From an employer’s view, a strong employee confidentiality agreement is a smart way to protect the company’s proprietary information and prevent employees from doing anything to publicly harm the company’s reputation.
But an employee might reasonably interpret such an agreement to mean that they can’t talk to their co-workers or others about their working conditions, a right that’s protected under the National Labor Relation Acts (NLRA).
Whether or not the agreement chills an employee’s protected rights comes down to the precise wording of the agreement. And as an administrative law judge for the National Labor Relations Board (NLRB) admitted in a recent case, the line between protecting the employer and violating employees’ rights is “very thin and often difficult to discern.”

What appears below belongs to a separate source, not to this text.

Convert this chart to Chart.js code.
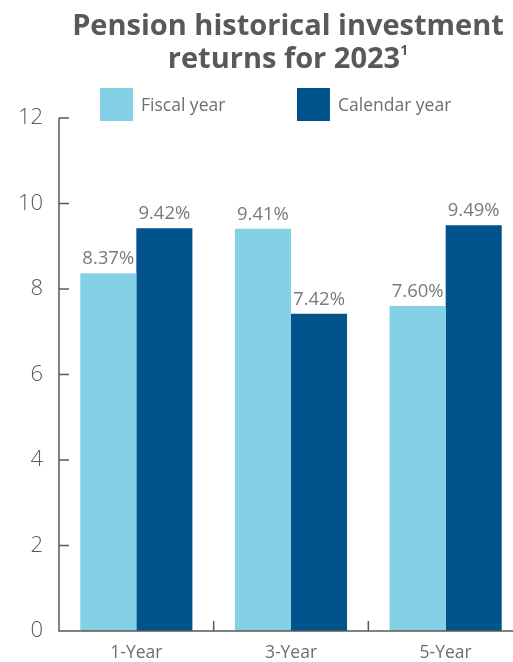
<!DOCTYPE html>
<html>
<head>
<meta charset="utf-8">
<script src="https://cdn.jsdelivr.net/npm/chart.js@4"></script>
<style>
  html, body { margin: 0; padding: 0; background: #fff; overflow: hidden; }
  #wrap { position: relative; width: 530px; height: 662px; }
  #chart { position: absolute; left: 0; top: 0; }
  .title {
    position: absolute; left: 58px; width: 460px; top: 7px;
    text-align: center; font-family: "Open Sans", sans-serif; font-weight: 700;
    font-size: 29px; line-height: 33px; color: #58595b;
  }
  .title sup { font-size: 14px; vertical-align: 13px; line-height: 0; }
  .legend-box { position: absolute; top: 88px; width: 33px; height: 33px; }
  .legend-text {
    position: absolute; top: 92px; font-family: "Open Sans", sans-serif;
    font-size: 17.5px; color: #6d6e71;
  }
</style>
</head>
<body>
<div id="wrap">
  <canvas id="chart" width="530" height="662"></canvas>
  <div class="title">Pension historical investment<br>returns for 2023<sup>1</sup></div>
  <div class="legend-box" style="left:100px;background:#84d1e6"></div>
  <div class="legend-text" style="left:141px">Fiscal year</div>
  <div class="legend-box" style="left:297px;background:#00538b"></div>
  <div class="legend-text" style="left:338px">Calendar year</div>
</div>
<script>
const periods = ['1-Year', '3-Year', '5-Year'];
const fiscalYear = [8.37, 9.41, 7.60];
const calendarYear = [9.42, 7.42, 9.49];
const yTicks = [0, 2, 4, 6, 8, 10, 12];

const axisColor = '#58595b';

// value labels over each bar
const barLabels = {
  id: 'barLabels',
  afterDatasetsDraw(chart) {
    const ctx = chart.ctx;
    ctx.save();
    ctx.font = '18.5px "Open Sans", sans-serif';
    ctx.fillStyle = '#7a7a7c';
    ctx.textAlign = 'center';
    ctx.textBaseline = 'bottom';
    chart.data.datasets.forEach((ds, i) => {
      chart.getDatasetMeta(i).data.forEach((bar, j) => {
        ctx.fillText(ds.data[j].toFixed(2) + '%', bar.x, bar.y - 5);
      });
    });
    ctx.restore();
  }
};

// axis lines with inward tick marks
const axisTicks = {
  id: 'axisTicks',
  afterDraw(chart) {
    const ctx = chart.ctx;
    const x = chart.scales.x, y = chart.scales.y;
    const area = chart.chartArea;
    ctx.save();
    ctx.strokeStyle = axisColor;
    ctx.lineWidth = 1.5;
    ctx.beginPath();
    ctx.moveTo(area.left, area.top);
    ctx.lineTo(area.left, area.bottom);
    ctx.lineTo(area.right, area.bottom);
    yTicks.forEach(v => {
      const py = y.getPixelForValue(v);
      ctx.moveTo(area.left, py);
      ctx.lineTo(area.left + 10, py);
    });
    for (let i = 1; i < periods.length; i++) {
      const px = (x.getPixelForValue(i - 1) + x.getPixelForValue(i)) / 2;
      ctx.moveTo(px, area.bottom);
      ctx.lineTo(px, area.bottom - 10);
    }
    ctx.stroke();
    ctx.restore();
  }
};

new Chart(document.getElementById('chart'), {
  type: 'bar',
  data: {
    labels: periods,
    datasets: [
      { label: 'Fiscal year', data: fiscalYear, backgroundColor: '#84d1e6' },
      { label: 'Calendar year', data: calendarYear, backgroundColor: '#00538b' }
    ]
  },
  options: {
    responsive: false,
    animation: false,
    layout: { padding: { top: 118, right: 7, left: 0, bottom: 0 } },
    datasets: { bar: { categoryPercentage: 0.725, barPercentage: 1 } },
    plugins: { legend: { display: false }, tooltip: { enabled: false } },
    scales: {
      x: {
        grid: { display: false },
        border: { display: false },
        ticks: {
          color: '#6d6e71',
          font: { family: '"Open Sans", sans-serif', size: 17.5 },
          padding: 4
        },
        afterFit(scale) { scale.height = 31; }
      },
      y: {
        min: 0,
        max: 12,
        grid: { display: false },
        border: { display: false },
        ticks: {
          stepSize: 2,
          color: '#58595b',
          font: { family: '"Open Sans", sans-serif', size: 22, weight: 300 },
          padding: 8
        },
        afterFit(scale) { scale.width = 59; }
      }
    }
  },
  plugins: [barLabels, axisTicks]
});
</script>
</body>
</html>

The case started when Quicken Loans sent a notice to several nonunionized employees who had recently left the company to remind them of their “continuing obligations to Quicken Loans,” including the restrictions of the employee confidentiality and non-compete agreements. A short time later, the employees were sued by Quicken Loans for violating the agreements.
In response, one of the employees filed an unfair labor practice charge with the NLRB, asserting that two of the provisions of the confidentiality agreement violated the NLRA.

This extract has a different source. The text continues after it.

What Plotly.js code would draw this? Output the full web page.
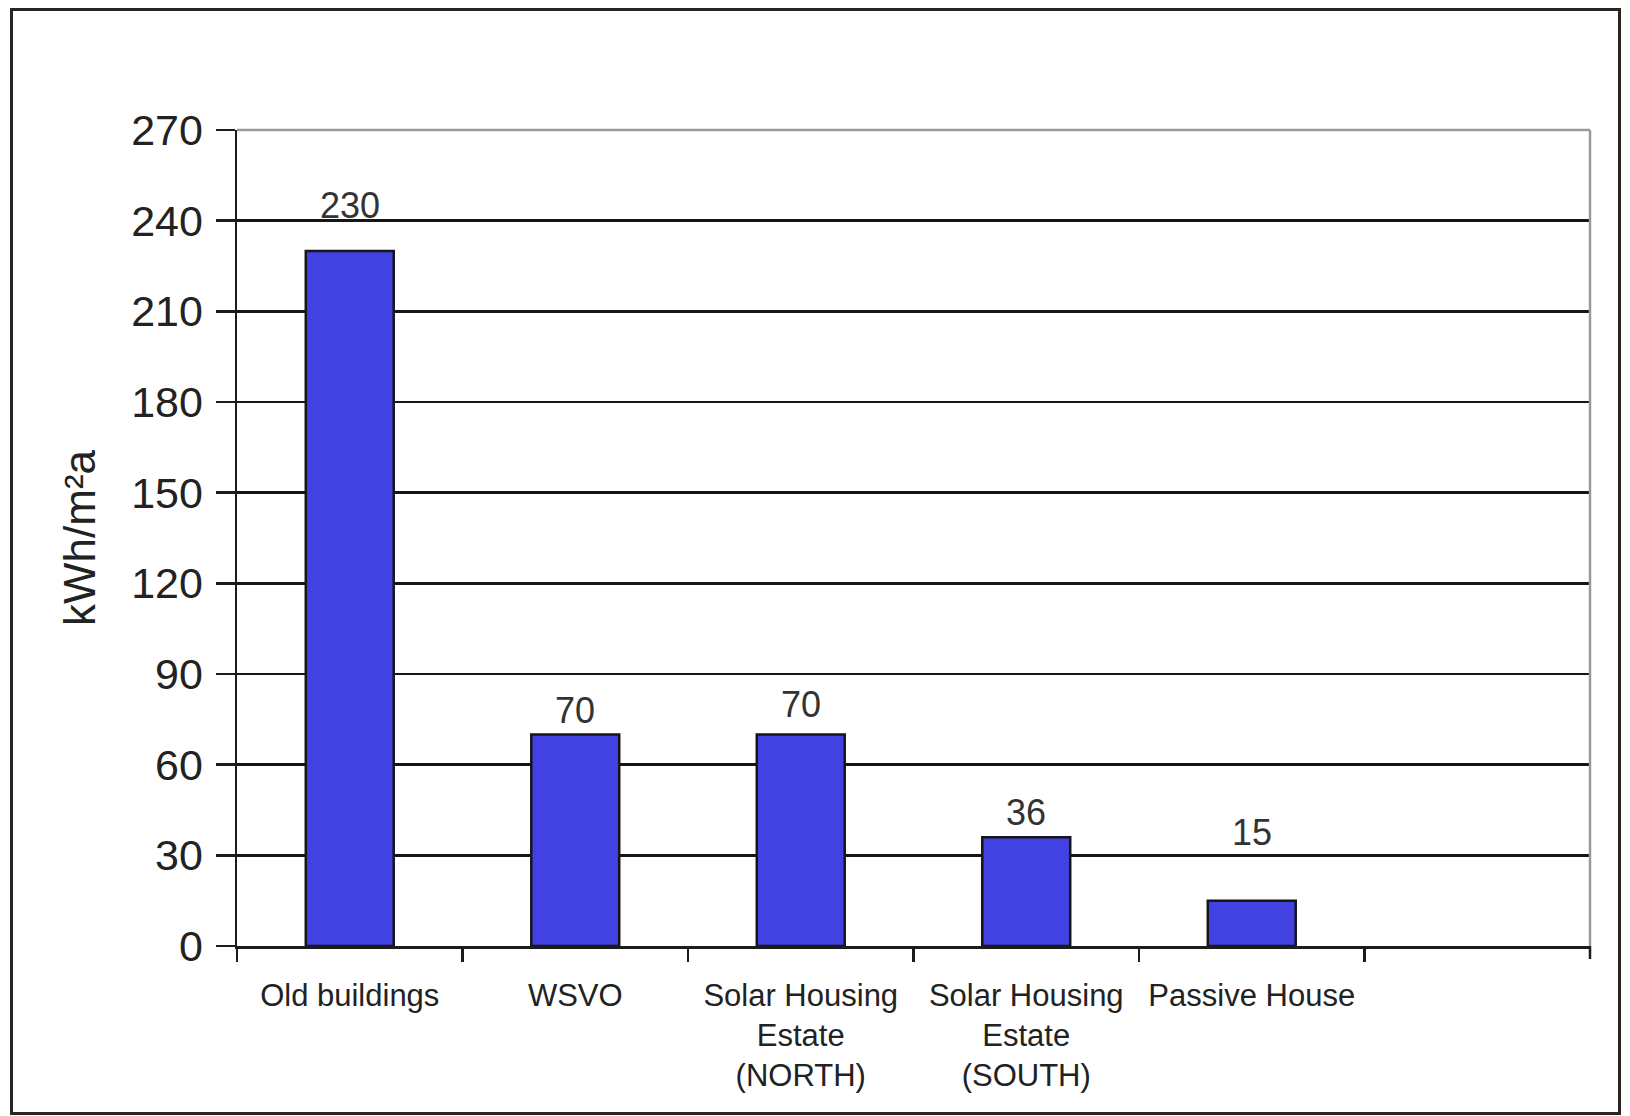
<!DOCTYPE html>
<html>
<head>
<meta charset="utf-8">
<script src="https://cdn.plot.ly/plotly-3.0.1.min.js"></script>
<style>
  html, body { margin: 0; padding: 0; background: #ffffff; }
  #wrap { position: relative; width: 1630px; height: 1116px; }
  #chart { position: absolute; left: 0; top: 0; width: 1630px; height: 1116px; }
  #frame { position: absolute; left: 10px; top: 8px; width: 1605px; height: 1101px;
           border: 3px solid #2a2520; pointer-events: none; }
</style>
</head>
<body>
<div id="wrap">
  <div id="chart"></div>
  <div id="frame"></div>
</div>
<script>
// ---- data ----
const categories = [
  "Old buildings",
  "WSVO",
  "Solar Housing<br>Estate<br>(NORTH)",
  "Solar Housing<br>Estate<br>(SOUTH)",
  "Passive House"
];
const values = [230, 70, 70, 36, 15];
const valueLabels = ["230", "70", "70", "36", "15"];
const yTickValues = [0, 30, 60, 90, 120, 150, 180, 210, 240, 270];
const yTitle = "kWh/m²a";

// ---- styling (not data) ----
const labelShift = [45, 24, 30, 25, 68];   // px above bar top for value labels
const FONT = "Liberation Sans, Arial, Helvetica, sans-serif";
const INK = "#222222";
const PLOT_H = 1116 - 130 - 170;

const trace = {
  type: "bar",
  x: categories,
  y: values,
  width: 0.39,
  marker: { color: "#4242E2", line: { color: "#15151a", width: 2.5 } },
  hoverinfo: "x+y"
};

const annotations = categories.map((c, i) => ({
  x: c, y: values[i], xref: "x", yref: "y",
  text: valueLabels[i], showarrow: false,
  yanchor: "middle", yshift: labelShift[i],
  font: { family: FONT, size: 36, color: "#333333" }
}));

const layout = {
  width: 1630, height: 1116,
  margin: { l: 237, r: 40, t: 130, b: 170 },
  paper_bgcolor: "#ffffff", plot_bgcolor: "#ffffff",
  showlegend: false,
  bargap: 0.61,
  font: { family: FONT, color: INK },
  xaxis: {
    type: "category",
    range: [-0.5, 5.5],
    showline: true, linecolor: "#1c1c1c", linewidth: 2.5,
    ticks: "outside", ticklen: 13, tickwidth: 2.5, tickcolor: "#1c1c1c",
    tickson: "boundaries",
    showgrid: false, zeroline: false,
    tickfont: { family: FONT, size: 31, color: INK },
    ticklabelstandoff: 20
  },
  yaxis: {
    range: [0, 270],
    tickvals: yTickValues,
    showline: true, linecolor: "#1c1c1c", linewidth: 2.5,
    ticks: "outside", ticklen: 19, tickwidth: 2.5, tickcolor: "#1c1c1c",
    showgrid: true, gridcolor: "#161616", gridwidth: 2.7,
    zeroline: false,
    tickfont: { family: FONT, size: 43, color: INK },
    ticklabelstandoff: 4,
    title: { text: yTitle, font: { family: FONT, size: 44, color: INK }, standoff: 22 }
  },
  shapes: [
    { type: "line", xref: "paper", yref: "paper", x0: 0, x1: 1, y0: 1, y1: 1,
      line: { color: "#9a9a9a", width: 2.5 }, layer: "above" },
    { type: "line", xref: "paper", yref: "paper", x0: 1, x1: 1, y0: 0, y1: 1,
      line: { color: "#9a9a9a", width: 2.5 }, layer: "above" },
    { type: "line", xref: "paper", yref: "paper", x0: 1, x1: 1, y0: 0, y1: -13 / PLOT_H,
      line: { color: "#1c1c1c", width: 2.5 }, layer: "above" }
  ],
  annotations: annotations
};

Plotly.newPlot("chart", [trace], layout, { displayModeBar: false, staticPlot: true });
</script>
</body>
</html>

One provision in question broadly defined proprietary or confidential information to include information about co-workers and supervisors, such as their personal phone numbers, background information, personal activities and information not related to work. The other provision prohibited employees from publicly criticizing, ridiculing, disparaging or defaming Quicken, its products, officers, directors or employees. The provision applied to any comments made on websites, blogs, or emails, even if they were made through the use of a pseudonym.
Quicken Loans argued that because of the considerable time and expense spent training its employees, both provisions were necessary to protect their investment and proprietary information.
While the administrative law judge acknowledged Quicken’s need to protect itself, the judge ultimately ruled that the policy had a chilling effect on employee’s exercise of their rights to discuss the terms and conditions of employment with fellow employees. The judge reminded Quicken Loans that employees are allowed, within certain limits, to criticize their employer and/or its products and appeal to the public to gain their support.
The judge ordered Quicken not only to change its confidentiality agreement, but also to notify employees who had signed it that the two provisions would not be enforced and to tell all employees that it would not prohibit discussion of terms and conditions.
All employers should take a careful look at their confidentiality and other agreements with employees in light of this ruling. Employers who believe that an employee agreement may have been invalidated by the ruling should have employees sign revised agreements. Employers may want to add disclaimers to their policies and agreements stating that no provisions are intended to prohibit or chill employees’ rights to engage in protected activity.